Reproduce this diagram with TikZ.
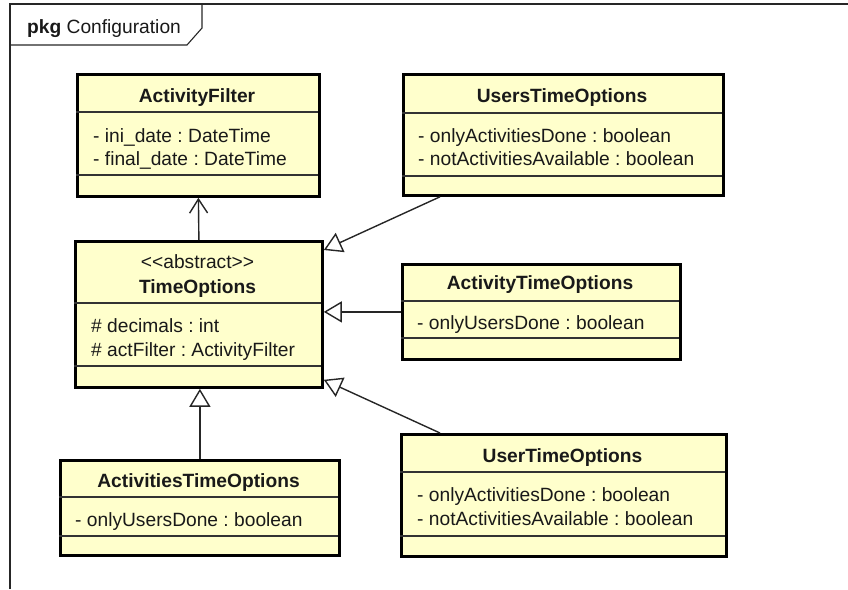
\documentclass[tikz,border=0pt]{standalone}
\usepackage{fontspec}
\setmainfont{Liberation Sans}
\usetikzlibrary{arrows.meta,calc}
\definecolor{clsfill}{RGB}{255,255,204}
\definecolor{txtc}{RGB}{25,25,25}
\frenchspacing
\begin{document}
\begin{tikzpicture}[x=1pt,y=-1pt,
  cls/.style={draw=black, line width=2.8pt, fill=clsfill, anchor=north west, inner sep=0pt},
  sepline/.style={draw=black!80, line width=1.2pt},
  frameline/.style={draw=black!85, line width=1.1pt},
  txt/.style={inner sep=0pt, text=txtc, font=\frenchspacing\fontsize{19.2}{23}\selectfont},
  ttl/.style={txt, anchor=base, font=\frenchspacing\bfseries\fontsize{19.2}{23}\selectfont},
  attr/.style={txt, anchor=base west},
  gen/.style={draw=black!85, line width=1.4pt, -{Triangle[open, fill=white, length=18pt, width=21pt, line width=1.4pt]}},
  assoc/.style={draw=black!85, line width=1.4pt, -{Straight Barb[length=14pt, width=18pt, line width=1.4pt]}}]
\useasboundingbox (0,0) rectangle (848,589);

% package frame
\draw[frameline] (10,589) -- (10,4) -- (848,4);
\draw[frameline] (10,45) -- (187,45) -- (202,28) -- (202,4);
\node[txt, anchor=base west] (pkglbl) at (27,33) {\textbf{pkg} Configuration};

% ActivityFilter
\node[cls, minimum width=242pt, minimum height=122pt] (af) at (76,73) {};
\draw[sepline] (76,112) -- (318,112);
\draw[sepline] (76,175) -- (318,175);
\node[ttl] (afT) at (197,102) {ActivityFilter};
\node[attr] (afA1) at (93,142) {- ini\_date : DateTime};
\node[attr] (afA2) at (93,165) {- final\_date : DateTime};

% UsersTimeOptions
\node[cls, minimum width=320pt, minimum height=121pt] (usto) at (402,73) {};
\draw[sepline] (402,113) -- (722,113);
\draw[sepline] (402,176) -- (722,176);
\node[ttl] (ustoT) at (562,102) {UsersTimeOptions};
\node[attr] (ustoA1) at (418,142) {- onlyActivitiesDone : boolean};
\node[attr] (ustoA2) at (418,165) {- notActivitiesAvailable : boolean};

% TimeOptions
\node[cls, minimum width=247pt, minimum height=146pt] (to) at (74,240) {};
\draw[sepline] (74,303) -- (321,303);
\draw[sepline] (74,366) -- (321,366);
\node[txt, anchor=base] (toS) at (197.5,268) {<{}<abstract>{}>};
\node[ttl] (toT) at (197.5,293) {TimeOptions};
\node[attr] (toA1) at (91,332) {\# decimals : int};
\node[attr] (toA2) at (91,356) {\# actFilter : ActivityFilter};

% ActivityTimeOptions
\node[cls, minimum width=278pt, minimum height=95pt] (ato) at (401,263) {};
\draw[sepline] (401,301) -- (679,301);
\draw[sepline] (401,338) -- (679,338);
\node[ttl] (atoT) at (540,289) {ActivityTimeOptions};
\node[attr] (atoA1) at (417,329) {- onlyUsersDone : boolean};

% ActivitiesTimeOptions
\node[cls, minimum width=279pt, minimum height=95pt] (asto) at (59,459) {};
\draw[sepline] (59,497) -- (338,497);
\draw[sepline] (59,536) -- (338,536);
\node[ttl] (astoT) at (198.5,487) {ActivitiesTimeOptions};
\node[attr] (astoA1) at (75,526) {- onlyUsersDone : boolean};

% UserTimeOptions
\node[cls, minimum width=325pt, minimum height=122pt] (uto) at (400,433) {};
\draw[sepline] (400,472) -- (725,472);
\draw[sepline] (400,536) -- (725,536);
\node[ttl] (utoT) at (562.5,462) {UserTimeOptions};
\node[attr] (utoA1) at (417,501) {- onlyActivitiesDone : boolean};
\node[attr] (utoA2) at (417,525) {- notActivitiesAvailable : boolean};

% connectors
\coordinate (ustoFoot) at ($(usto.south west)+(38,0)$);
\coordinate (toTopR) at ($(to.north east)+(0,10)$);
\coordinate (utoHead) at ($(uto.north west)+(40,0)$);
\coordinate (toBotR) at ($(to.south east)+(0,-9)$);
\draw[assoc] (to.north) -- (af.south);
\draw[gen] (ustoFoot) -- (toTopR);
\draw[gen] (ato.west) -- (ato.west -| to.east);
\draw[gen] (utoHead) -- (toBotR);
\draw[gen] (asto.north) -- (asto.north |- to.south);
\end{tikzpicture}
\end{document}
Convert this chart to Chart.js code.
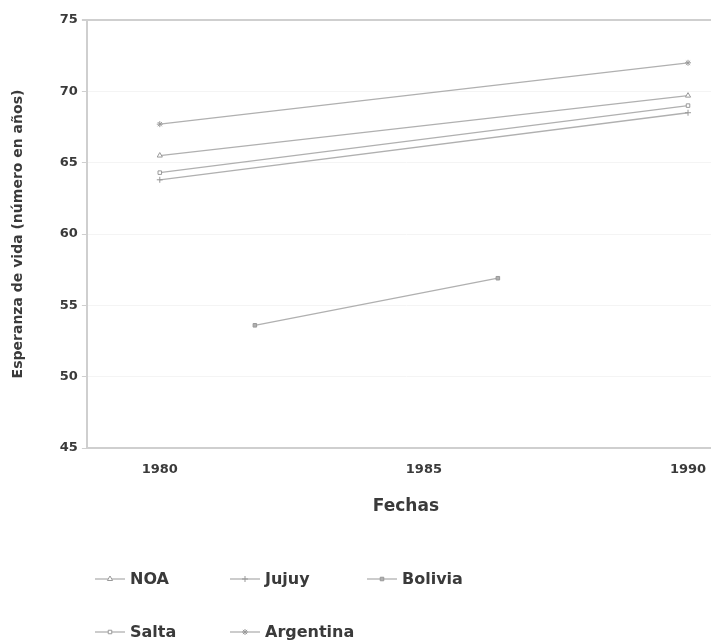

§ §

■ **YOUR INSTRUCTIONS**
Without the pictures, reproduce every line of the records above exactly.

■ **THE ANSWER**
Reproduce this diagram with TikZ.
\documentclass[tikz,border=0pt]{standalone}
\usepackage{fontspec}
\setmainfont{Liberation Sans}
\usetikzlibrary{arrows.meta,calc}
\definecolor{clsfill}{RGB}{255,255,204}
\definecolor{txtc}{RGB}{25,25,25}
\frenchspacing
\begin{document}
\begin{tikzpicture}[x=1pt,y=-1pt,
  cls/.style={draw=black, line width=2.8pt, fill=clsfill, anchor=north west, inner sep=0pt},
  sepline/.style={draw=black!80, line width=1.2pt},
  frameline/.style={draw=black!85, line width=1.1pt},
  txt/.style={inner sep=0pt, text=txtc, font=\frenchspacing\fontsize{19.2}{23}\selectfont},
  ttl/.style={txt, anchor=base, font=\frenchspacing\bfseries\fontsize{19.2}{23}\selectfont},
  attr/.style={txt, anchor=base west},
  gen/.style={draw=black!85, line width=1.4pt, -{Triangle[open, fill=white, length=18pt, width=21pt, line width=1.4pt]}},
  assoc/.style={draw=black!85, line width=1.4pt, -{Straight Barb[length=14pt, width=18pt, line width=1.4pt]}}]
\useasboundingbox (0,0) rectangle (848,589);

% package frame
\draw[frameline] (10,589) -- (10,4) -- (848,4);
\draw[frameline] (10,45) -- (187,45) -- (202,28) -- (202,4);
\node[txt, anchor=base west] (pkglbl) at (27,33) {\textbf{pkg} Configuration};

% ActivityFilter
\node[cls, minimum width=242pt, minimum height=122pt] (af) at (76,73) {};
\draw[sepline] (76,112) -- (318,112);
\draw[sepline] (76,175) -- (318,175);
\node[ttl] (afT) at (197,102) {ActivityFilter};
\node[attr] (afA1) at (93,142) {- ini\_date : DateTime};
\node[attr] (afA2) at (93,165) {- final\_date : DateTime};

% UsersTimeOptions
\node[cls, minimum width=320pt, minimum height=121pt] (usto) at (402,73) {};
\draw[sepline] (402,113) -- (722,113);
\draw[sepline] (402,176) -- (722,176);
\node[ttl] (ustoT) at (562,102) {UsersTimeOptions};
\node[attr] (ustoA1) at (418,142) {- onlyActivitiesDone : boolean};
\node[attr] (ustoA2) at (418,165) {- notActivitiesAvailable : boolean};

% TimeOptions
\node[cls, minimum width=247pt, minimum height=146pt] (to) at (74,240) {};
\draw[sepline] (74,303) -- (321,303);
\draw[sepline] (74,366) -- (321,366);
\node[txt, anchor=base] (toS) at (197.5,268) {<{}<abstract>{}>};
\node[ttl] (toT) at (197.5,293) {TimeOptions};
\node[attr] (toA1) at (91,332) {\# decimals : int};
\node[attr] (toA2) at (91,356) {\# actFilter : ActivityFilter};

% ActivityTimeOptions
\node[cls, minimum width=278pt, minimum height=95pt] (ato) at (401,263) {};
\draw[sepline] (401,301) -- (679,301);
\draw[sepline] (401,338) -- (679,338);
\node[ttl] (atoT) at (540,289) {ActivityTimeOptions};
\node[attr] (atoA1) at (417,329) {- onlyUsersDone : boolean};

% ActivitiesTimeOptions
\node[cls, minimum width=279pt, minimum height=95pt] (asto) at (59,459) {};
\draw[sepline] (59,497) -- (338,497);
\draw[sepline] (59,536) -- (338,536);
\node[ttl] (astoT) at (198.5,487) {ActivitiesTimeOptions};
\node[attr] (astoA1) at (75,526) {- onlyUsersDone : boolean};

% UserTimeOptions
\node[cls, minimum width=325pt, minimum height=122pt] (uto) at (400,433) {};
\draw[sepline] (400,472) -- (725,472);
\draw[sepline] (400,536) -- (725,536);
\node[ttl] (utoT) at (562.5,462) {UserTimeOptions};
\node[attr] (utoA1) at (417,501) {- onlyActivitiesDone : boolean};
\node[attr] (utoA2) at (417,525) {- notActivitiesAvailable : boolean};

% connectors
\coordinate (ustoFoot) at ($(usto.south west)+(38,0)$);
\coordinate (toTopR) at ($(to.north east)+(0,10)$);
\coordinate (utoHead) at ($(uto.north west)+(40,0)$);
\coordinate (toBotR) at ($(to.south east)+(0,-9)$);
\draw[assoc] (to.north) -- (af.south);
\draw[gen] (ustoFoot) -- (toTopR);
\draw[gen] (ato.west) -- (ato.west -| to.east);
\draw[gen] (utoHead) -- (toBotR);
\draw[gen] (asto.north) -- (asto.north |- to.south);
\end{tikzpicture}
\end{document}
Convert this chart to Chart.js code.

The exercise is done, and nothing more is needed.